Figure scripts
start

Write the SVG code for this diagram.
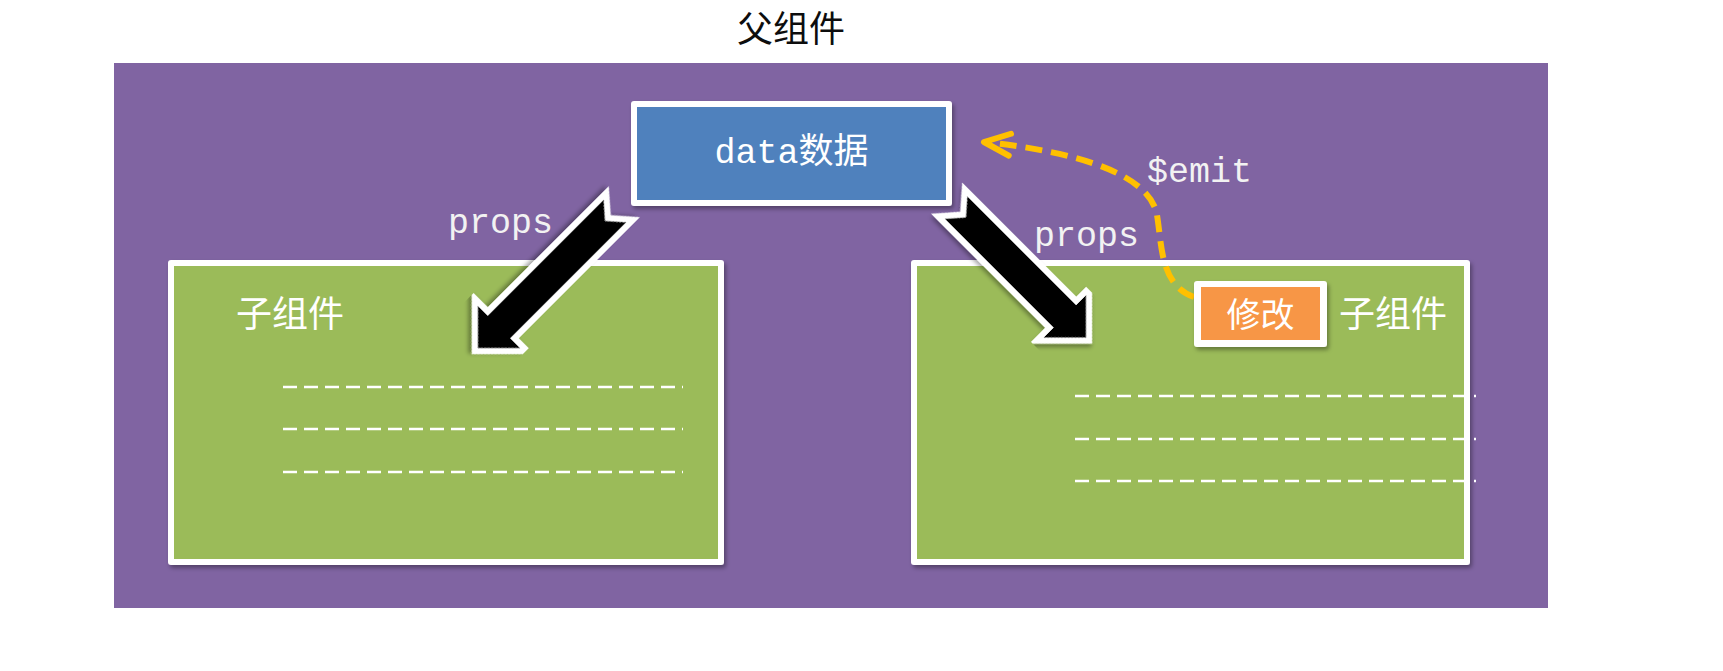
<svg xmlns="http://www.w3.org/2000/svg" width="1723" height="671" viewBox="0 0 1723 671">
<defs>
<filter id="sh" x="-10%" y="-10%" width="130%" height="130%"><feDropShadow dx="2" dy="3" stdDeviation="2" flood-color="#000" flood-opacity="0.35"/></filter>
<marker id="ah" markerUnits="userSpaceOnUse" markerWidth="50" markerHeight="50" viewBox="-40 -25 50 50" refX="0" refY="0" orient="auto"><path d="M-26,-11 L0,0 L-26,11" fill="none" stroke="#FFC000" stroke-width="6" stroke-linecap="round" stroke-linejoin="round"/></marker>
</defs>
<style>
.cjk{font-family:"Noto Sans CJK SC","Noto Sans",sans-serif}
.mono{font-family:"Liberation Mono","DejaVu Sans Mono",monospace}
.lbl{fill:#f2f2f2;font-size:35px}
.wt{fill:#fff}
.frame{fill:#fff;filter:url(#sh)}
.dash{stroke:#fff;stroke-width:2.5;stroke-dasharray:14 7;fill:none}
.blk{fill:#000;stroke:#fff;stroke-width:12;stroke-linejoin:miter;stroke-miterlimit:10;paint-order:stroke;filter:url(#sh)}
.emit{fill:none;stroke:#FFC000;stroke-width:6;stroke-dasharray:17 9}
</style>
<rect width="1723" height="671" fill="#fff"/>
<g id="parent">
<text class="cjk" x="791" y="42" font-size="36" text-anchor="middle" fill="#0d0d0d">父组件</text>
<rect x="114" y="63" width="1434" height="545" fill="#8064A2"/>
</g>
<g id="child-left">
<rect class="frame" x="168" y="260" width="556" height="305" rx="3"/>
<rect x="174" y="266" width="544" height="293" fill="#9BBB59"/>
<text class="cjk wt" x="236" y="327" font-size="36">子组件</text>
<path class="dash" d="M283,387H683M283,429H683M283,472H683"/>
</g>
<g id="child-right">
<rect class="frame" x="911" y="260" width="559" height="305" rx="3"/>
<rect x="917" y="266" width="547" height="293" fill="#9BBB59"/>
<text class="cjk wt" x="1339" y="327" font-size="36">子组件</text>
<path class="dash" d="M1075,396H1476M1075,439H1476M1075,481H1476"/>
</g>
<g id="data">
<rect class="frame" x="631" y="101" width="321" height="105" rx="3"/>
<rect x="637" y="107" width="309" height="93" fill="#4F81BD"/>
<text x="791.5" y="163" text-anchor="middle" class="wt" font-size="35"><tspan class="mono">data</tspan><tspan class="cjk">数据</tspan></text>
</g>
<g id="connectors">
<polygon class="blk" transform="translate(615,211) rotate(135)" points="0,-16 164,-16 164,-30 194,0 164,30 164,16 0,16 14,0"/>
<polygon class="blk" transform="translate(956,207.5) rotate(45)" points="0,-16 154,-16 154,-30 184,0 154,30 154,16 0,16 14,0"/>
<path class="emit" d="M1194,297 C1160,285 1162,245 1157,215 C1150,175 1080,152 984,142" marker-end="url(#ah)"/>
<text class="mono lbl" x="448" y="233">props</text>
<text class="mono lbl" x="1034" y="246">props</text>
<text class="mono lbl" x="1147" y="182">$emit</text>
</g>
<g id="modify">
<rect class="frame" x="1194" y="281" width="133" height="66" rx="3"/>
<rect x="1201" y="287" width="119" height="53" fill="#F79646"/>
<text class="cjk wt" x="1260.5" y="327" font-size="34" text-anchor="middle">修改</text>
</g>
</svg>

end
start

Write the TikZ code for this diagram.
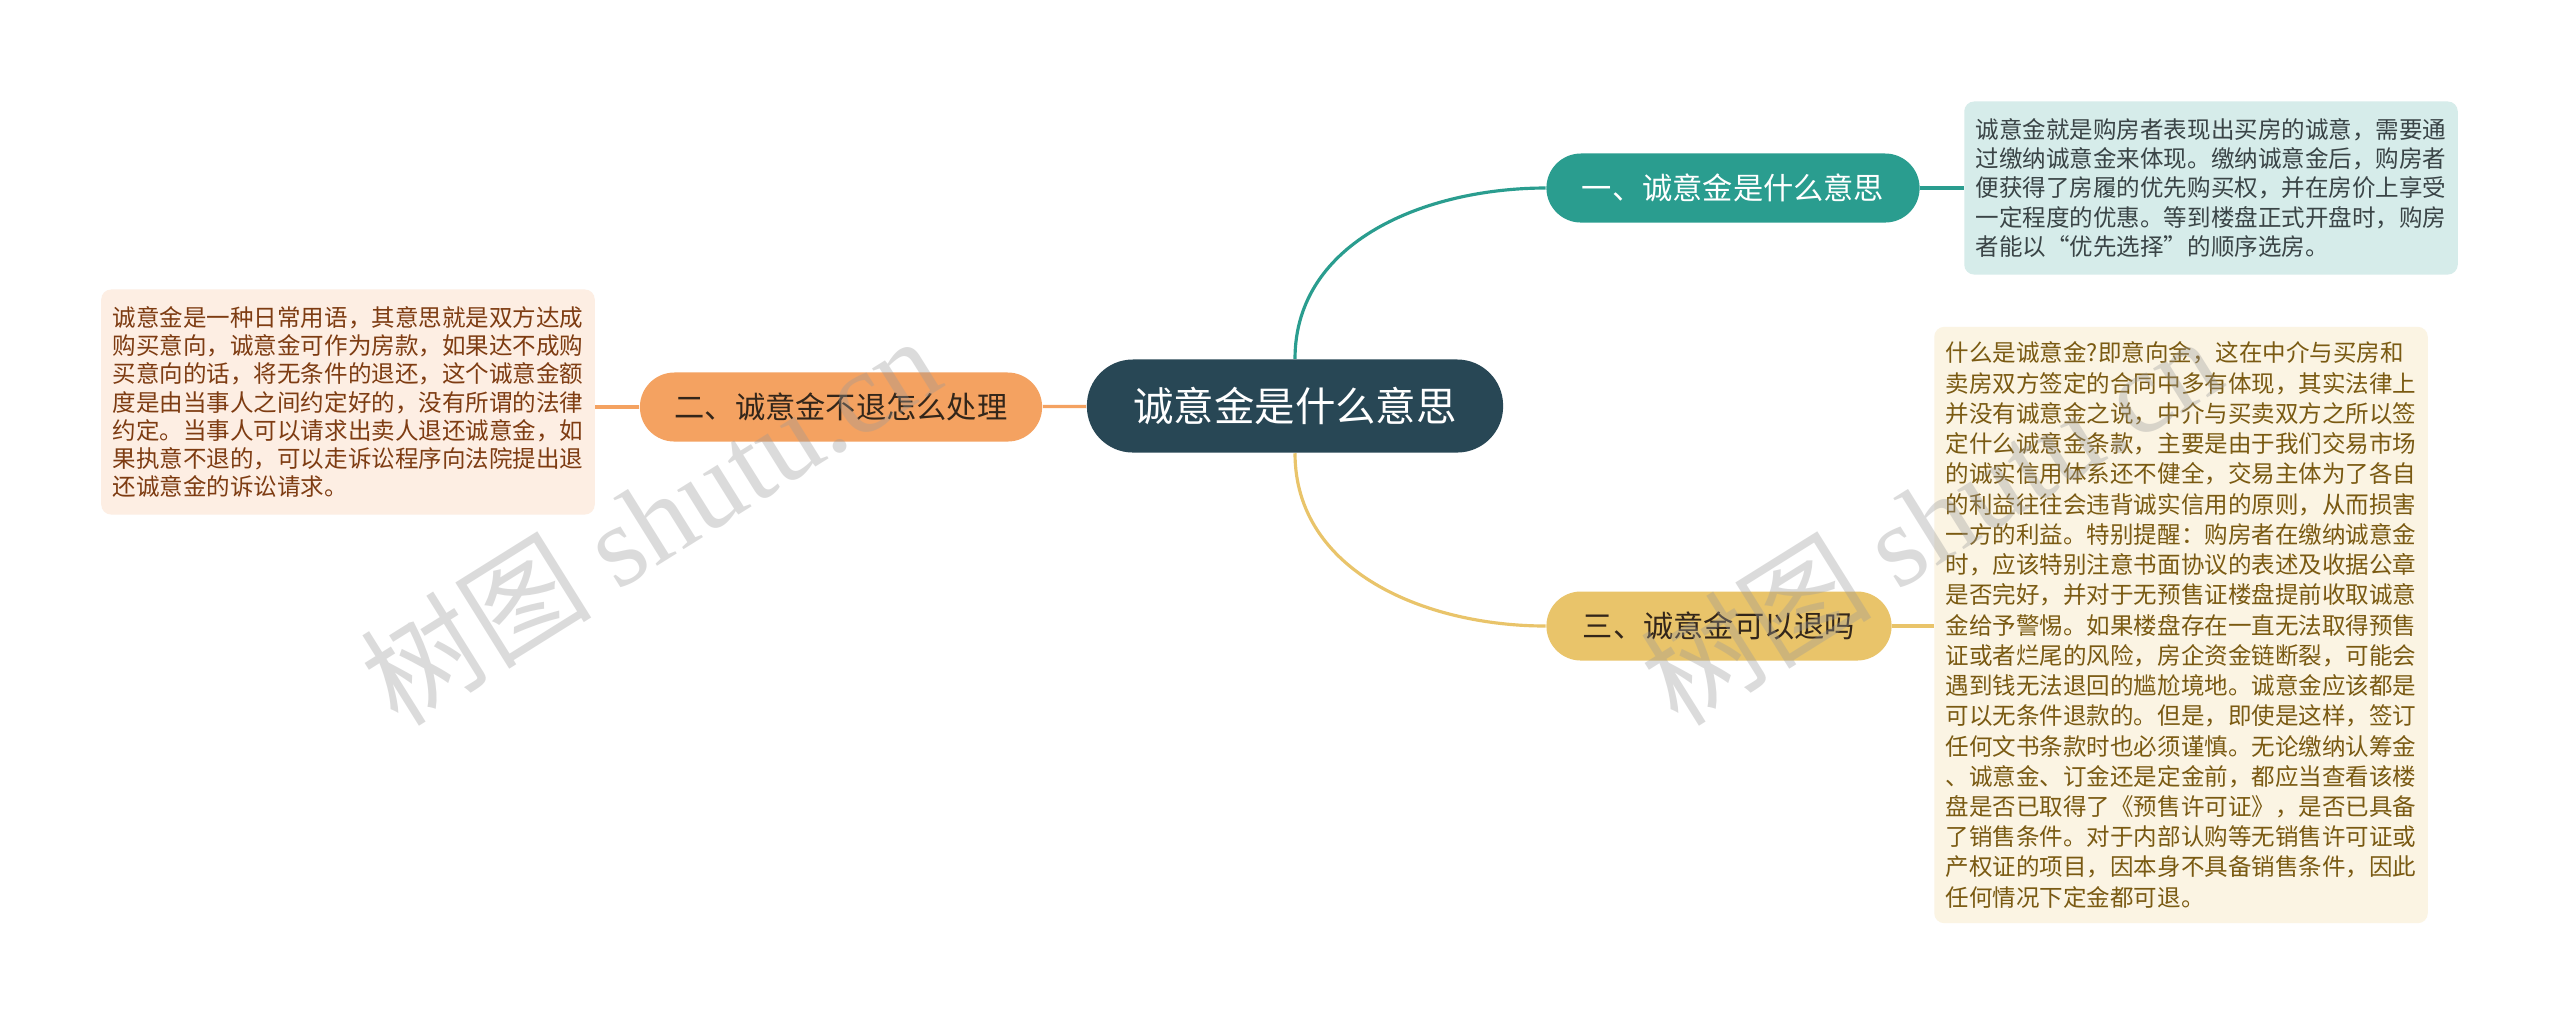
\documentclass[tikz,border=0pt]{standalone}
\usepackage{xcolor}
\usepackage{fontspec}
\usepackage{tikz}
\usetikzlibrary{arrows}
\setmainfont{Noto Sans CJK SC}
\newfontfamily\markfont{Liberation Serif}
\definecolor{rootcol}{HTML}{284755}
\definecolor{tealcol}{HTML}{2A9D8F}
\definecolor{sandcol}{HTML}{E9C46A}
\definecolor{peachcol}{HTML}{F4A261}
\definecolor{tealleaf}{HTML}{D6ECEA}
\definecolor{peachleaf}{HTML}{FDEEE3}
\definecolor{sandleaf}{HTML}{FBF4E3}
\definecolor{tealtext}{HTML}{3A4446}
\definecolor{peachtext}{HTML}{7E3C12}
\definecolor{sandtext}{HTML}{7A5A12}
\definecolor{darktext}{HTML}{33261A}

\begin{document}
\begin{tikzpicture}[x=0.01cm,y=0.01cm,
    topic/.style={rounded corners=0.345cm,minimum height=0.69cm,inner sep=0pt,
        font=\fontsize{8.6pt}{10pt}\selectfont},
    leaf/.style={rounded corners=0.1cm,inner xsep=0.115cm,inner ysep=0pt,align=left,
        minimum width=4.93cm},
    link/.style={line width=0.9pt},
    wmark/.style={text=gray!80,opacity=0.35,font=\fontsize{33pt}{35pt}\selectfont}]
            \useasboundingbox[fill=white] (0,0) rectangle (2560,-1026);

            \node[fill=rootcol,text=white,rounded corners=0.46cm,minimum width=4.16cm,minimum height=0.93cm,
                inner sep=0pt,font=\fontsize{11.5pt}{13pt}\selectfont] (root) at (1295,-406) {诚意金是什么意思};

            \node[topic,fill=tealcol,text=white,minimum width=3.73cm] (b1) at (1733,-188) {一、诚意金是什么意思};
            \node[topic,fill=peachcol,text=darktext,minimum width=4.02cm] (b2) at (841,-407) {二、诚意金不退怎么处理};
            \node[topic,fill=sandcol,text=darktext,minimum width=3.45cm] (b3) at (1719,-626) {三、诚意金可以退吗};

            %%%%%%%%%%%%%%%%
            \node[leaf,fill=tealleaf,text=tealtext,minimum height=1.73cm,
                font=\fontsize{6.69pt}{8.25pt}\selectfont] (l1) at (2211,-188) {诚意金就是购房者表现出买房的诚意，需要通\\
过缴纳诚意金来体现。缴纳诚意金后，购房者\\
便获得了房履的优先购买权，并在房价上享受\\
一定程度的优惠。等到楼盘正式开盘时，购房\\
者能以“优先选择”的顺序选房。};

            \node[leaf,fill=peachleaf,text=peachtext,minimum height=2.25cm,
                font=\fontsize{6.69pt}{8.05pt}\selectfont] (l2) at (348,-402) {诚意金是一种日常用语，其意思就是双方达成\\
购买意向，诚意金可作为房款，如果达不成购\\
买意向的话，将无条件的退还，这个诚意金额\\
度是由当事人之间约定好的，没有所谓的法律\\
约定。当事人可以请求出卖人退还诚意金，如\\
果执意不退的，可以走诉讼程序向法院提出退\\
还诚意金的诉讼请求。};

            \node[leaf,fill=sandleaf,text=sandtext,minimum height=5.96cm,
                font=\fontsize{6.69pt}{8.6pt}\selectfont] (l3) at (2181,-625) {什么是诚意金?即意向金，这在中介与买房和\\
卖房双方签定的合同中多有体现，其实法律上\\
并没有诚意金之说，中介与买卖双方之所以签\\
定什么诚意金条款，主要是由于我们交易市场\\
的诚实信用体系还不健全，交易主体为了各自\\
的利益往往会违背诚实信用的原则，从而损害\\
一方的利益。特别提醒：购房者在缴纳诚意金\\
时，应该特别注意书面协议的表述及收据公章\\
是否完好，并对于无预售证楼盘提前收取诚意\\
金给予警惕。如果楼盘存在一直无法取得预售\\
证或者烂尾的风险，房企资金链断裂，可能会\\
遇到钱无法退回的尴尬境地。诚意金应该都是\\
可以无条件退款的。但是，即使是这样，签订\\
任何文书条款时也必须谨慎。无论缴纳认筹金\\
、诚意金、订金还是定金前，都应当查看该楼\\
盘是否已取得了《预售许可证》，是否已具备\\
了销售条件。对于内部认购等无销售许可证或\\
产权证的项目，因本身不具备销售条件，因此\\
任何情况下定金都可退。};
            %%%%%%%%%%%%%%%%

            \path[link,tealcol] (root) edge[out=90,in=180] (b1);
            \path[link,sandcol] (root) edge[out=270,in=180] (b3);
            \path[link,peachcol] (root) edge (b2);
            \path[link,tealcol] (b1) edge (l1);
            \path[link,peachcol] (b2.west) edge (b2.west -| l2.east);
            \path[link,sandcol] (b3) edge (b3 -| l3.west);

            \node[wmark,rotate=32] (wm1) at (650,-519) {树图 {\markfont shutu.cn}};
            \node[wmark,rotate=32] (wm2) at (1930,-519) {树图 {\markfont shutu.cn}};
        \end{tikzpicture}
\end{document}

end

# [SET EXERCISE]
Look through the material and copy each line that has "diagram".

# [ANSWER FOR THE TASK]
Write the SVG code for this diagram.
Write the TikZ code for this diagram.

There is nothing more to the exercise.